The main focus was, of course, the imminent closure of the Young Audiences Content Fund. We put arguments as to why it would be good sense to keep the Fund going so that it could become a focus for innovation in public service media - in the face of all the changes yet to come. And of course we relayed the dismay and concern in the industry when the funding that had benefited so many projects dried up. We set this in the context of the privatisation of Channel 4, cutbacks at the BBC and proposed changes of emphasis in commissioning at BBC Children's which would inevitably mean less public service content being available to UK kids, at a time when their mental health, socialisation, educational attainment and general well-being are all coming into question. UK kids need the help, support and validation that public service content designed for them and targeted at them can bring.

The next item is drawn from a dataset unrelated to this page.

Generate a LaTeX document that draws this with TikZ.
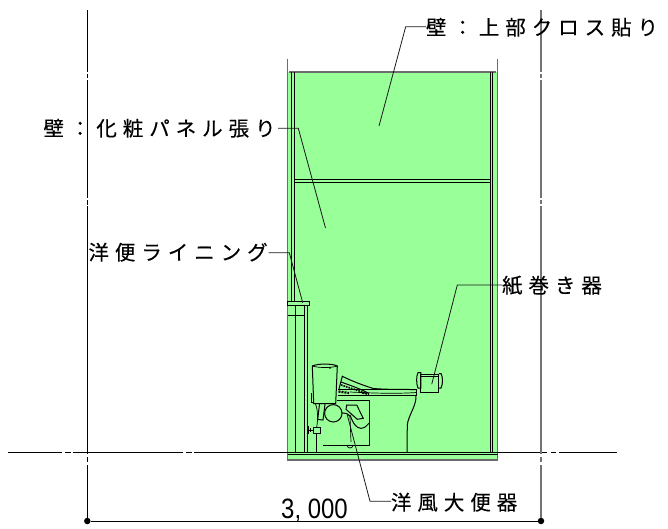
\documentclass[tikz,border=0pt]{standalone}
\usepackage{fontspec}
\setmainfont{Noto Sans CJK JP}
\newfontfamily\numfont{Liberation Sans}
\tikzset{
  ln/.style={draw=black,line width=1pt},
  thin ln/.style={draw=black,line width=0.7pt},
  outer/.style={draw=gray!85!black,line width=1.3pt},
  dim/.style={draw=black,line width=1pt},
  dimg/.style={draw=gray!90!black,line width=1.1pt},
  lead/.style={draw=black!90,line width=0.8pt},
  lab/.style={inner sep=0pt,outer sep=0pt,text=black,font=\fontsize{20.5}{20.5}\selectfont\addfontfeature{LetterSpace=29,FakeBold=0.25}},
  dimdot/.style={circle,fill=black,inner sep=0pt,minimum size=6.5pt}
}
\definecolor{wallgreen}{HTML}{99FF99}
\begin{document}
\begin{tikzpicture}[x=1pt,y=-1pt]
\useasboundingbox (0,0) rectangle (668,529);
% green wall
\fill[wallgreen] (287.5,72) rectangle (497,460);
% outer grey
\draw[outer] (287.5,59) -- (287.5,460) -- (497.5,460) -- (497.5,59);
\draw[outer] (289,72) -- (496,72);
% inner verticals
\draw[ln] (291.3,72) -- (291.3,301);
\draw[ln] (294,72) -- (294,301);
\draw[ln] (490,72) -- (490,452);
\draw[ln] (492.7,72) -- (492.7,452);
\draw[ln] (294,180) -- (490,180);
\draw[thin ln] (294,182) -- (490,182);
% base
\draw[ln] (287.5,454.5) -- (497.5,454.5);
% lining
\draw[ln,fill=wallgreen] (287.5,301.5) rectangle (309.3,305);
\draw[ln] (295.7,305) -- (295.7,452);
\draw[ln] (304.8,305) -- (304.8,452);
\draw[ln] (307.3,305) -- (307.3,452);
\draw[ln] (287.5,315) -- (305,315);
% tank
\draw[ln] (312.3,366) .. controls (318,363.4) and (332,363.4) .. (337.3,366) -- (335.7,403.5) -- (313.7,403.5) -- cycle;
\draw[thin ln] (312.3,366) .. controls (318,368) and (332,368) .. (337.3,366);
\fill (330,367.8) circle (1);
\draw[ln] (311.8,393) -- (311.8,402) -- (313.5,402);
% flush pipes under the tank
\draw[ln] (319.5,404) -- (317.7,419.5) -- (323,420) -- (325,404);
\draw[thin ln] (315.5,404) .. controls (318,410) and (318,420) .. (316.7,427);
\draw[ln] (316.7,434) -- (316.7,452);
% valve
\draw[ln] (308.5,426) -- (308.5,434);
\draw[ln] (310.5,428) -- (310.5,432);
\draw[ln] (308.5,430) -- (313,430);
\draw[ln] (313,427) rectangle (320,433);
% tank connection circle
\draw[ln] (333.3,413.3) circle (8.7);
% bowl box
\draw[ln] (337,400.7) -- (369,400.7) -- (369,445) -- (323.3,445);
% seat
\draw[ln] (338,389.5) -- (416.7,389.5) -- (416.7,395) -- (338,395);
\draw[thin ln] (350,392) .. controls (370,393) and (395,394) .. (416.7,392.5);
% lid
\draw[ln] (339,389) -- (342.3,376.3) .. controls (352,381) and (362,385) .. (373.3,388.5) .. controls (385,389.5) and (400,389.5) .. (416.7,389.5);
\draw[ln] (341,382) .. controls (352,386) and (362,389.5) .. (368,393);
\draw[line width=1.6pt,dash pattern=on 1.6pt off 1pt] (341,385) -- (367,393.5);
\draw[line width=2.2pt,dash pattern=on 2pt off 1pt] (338.5,391.5) -- (349,393);
\draw[line width=1.8pt,dash pattern=on 2pt off 1pt] (362,393) -- (369,394);
% bowl front
\draw[ln] (416,395) .. controls (417,405) and (408,416) .. (407.3,425) -- (407,452);
% trap
\draw[ln] (346.7,405) -- (346,409.3) -- (357.3,419.3) -- (363.3,418.3) -- (356.7,405) -- cycle;
\draw[ln] (350,415) .. controls (353,423) and (356,428.3) .. (361,428.3) .. controls (364,428.3) and (367,426) .. (369,423.3);
\draw[ln] (342,412.8) .. controls (345,412.8) and (348,413.5) .. (350,416.5);
\draw[thin ln] (347,445) arc (180:0:3);
\draw[thin ln] (350,417) -- (351,442);
% paper holder
\draw[ln] (420.8,374) rectangle (438.8,392.3);
\draw[ln] (418,372.5) -- (420.8,372.5) -- (420.8,388) -- (418,388) .. controls (416.2,384) and (416.2,376) .. (418,372.5);
\draw[ln] (438.8,373.5) -- (441,373.5) .. controls (443,377) and (443,384) .. (441,388) -- (438.8,388);
\draw[thin ln] (420.8,376) -- (438.8,376);
% centre line
\coordinate (c0) at (8,452.3); \coordinate (c1) at (62,452.3);
\coordinate (c2) at (65,452.3); \coordinate (c3) at (71,452.3);
\coordinate (c4) at (73,452.3); \coordinate (c5) at (183,452.3);
\coordinate (c6) at (186,452.3); \coordinate (c7) at (192,452.3);
\coordinate (c8) at (194,452.3); \coordinate (c9) at (547,452.3);
\coordinate (c10) at (551,452.3); \coordinate (c11) at (556,452.3);
\coordinate (c12) at (559,452.3); \coordinate (c13) at (617,452.3);
\draw[dim] (c0)--(c1) (c2)--(c3) (c4)--(c5) (c6)--(c7) (c8)--(c9) (c10)--(c11) (c12)--(c13);
% dimension
\node[dimdot] (dl) at (87.3,521) {};
\node[dimdot] (dr) at (541,521) {};
\coordinate (lt) at (87.3,10); \coordinate (rt) at (541,10);
\draw[dim] (dl) -- (dr);
\draw[dim] (lt) -- (87.3,72) (87.3,74) -- (87.3,78.3) (87.3,80) -- (87.3,198) (87.3,200) -- (87.3,205) (87.3,206.5) -- (87.3,453.5) (87.3,457) -- (87.3,462) (87.3,465) -- (dl);
\draw[dimg] (rt) -- (541,72) (541,74) -- (541,78.3) (541,80) -- (541,198) (541,200) -- (541,204) (541,206) -- (541,453.5) (541,457) -- (541,462) (541,465) -- (dr);
\node[inner sep=0pt,anchor=base west] (dimt) at (281,518) {\numfont\fontsize{28}{28}\selectfont\scalebox{.855}[1]{3, 000}};
% labels
\node[lab,anchor=base west] (la) at (426,35) {壁：上部クロス貼り};
\node[lab,anchor=base west] (lb) at (43.5,136) {壁：化粧パネル張り};
\node[lab,anchor=base west] (lc) at (88.5,260) {洋便ライニング};
\node[lab,anchor=base west] (ld) at (502,293) {紙巻き器};
\node[lab,anchor=base west] (le) at (391,510) {洋風大便器};
% leaders
\coordinate (ae) at (405.7,26.7); \coordinate (at) at (379,126);
\coordinate (bs) at (278,128.3); \coordinate (be) at (298.3,128.3); \coordinate (bt) at (325.5,228);
\coordinate (cs) at (268.7,252.7); \coordinate (ce) at (289.3,252.7); \coordinate (ct) at (302.7,302.7);
\coordinate (de) at (457.3,285); \coordinate (dt) at (431.7,384.3);
\coordinate (ee) at (370,501.3); \coordinate (et) at (347.3,415);
\draw[lead] (la.west |- ae) -- (ae) -- (at);
\draw[lead] (bs) -- (be) -- (bt);
\draw[lead] (cs) -- (ce) -- (ct);
\draw[lead] (ld.west |- de) -- (de) -- (dt);
\draw[lead] (le.west |- ee) -- (ee) -- (et);
\end{tikzpicture}
\end{document}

We are entering a period when there will certainly be less of it.
Julia Lopez was receptive to our arguments, but clear in her inability to offer solutions. There was no doubt in her mind that the Young Audiences Content Fund was over, and there was no funding to be found in the immediate term, given the pressures on the public purse, to create interim support.
We made the point that the obsession at DCMS with financing for the initiative having come from the Licence Fee, and the decision in the recent Licence Fee settlement not to top-slice the Licence Fee to pay for Contestable Funding was holding back innovative thinking about how the Fund could be financed in the near and further future. We talked about levies, cultural taxes and the Lottery as potential providers. We also pointed out that the original £60m budget for the pilot was not top-sliced from the Licence Fee. It was raised by the Licence Fee mechanism, but was a predicated fund for Broadband rollout, which, when underspent, was re-allocated to the contestable fund pilot. It was never "taken away" from the BBC as both DCMS and The BBC rather melodramatically claim.
Julia Lopez was clear that everything now depended on the evaluation of the three year pilot. However we noted a sense that this evaluation was going to be about the success or failure of the idea of "Contestable Funding" - in her mind that was what the pilot was for - to test an idea for alternative methods of funding public service content. Not as a sticking plaster for the kids' media industry facing market failure and a collapse of funded commissioning.
At one point she said that the industry should be glad that they were chosen as the subjects of the pilot, rather than complaining that they were no longer the recipients of subsidy.
The one positive was that she suggested the evaluation process should be open and inclusive and that we should in some way participate. We will of course pursue this with DCMS officials as soon as the timings for the evaluation are known. Clearly industry bodies that are equally disappointed by the fate of the Fund and have supported the campaign against closure, such as Pact and Animation UK, are already talking to the DCMS and will also engage on behalf of the industry.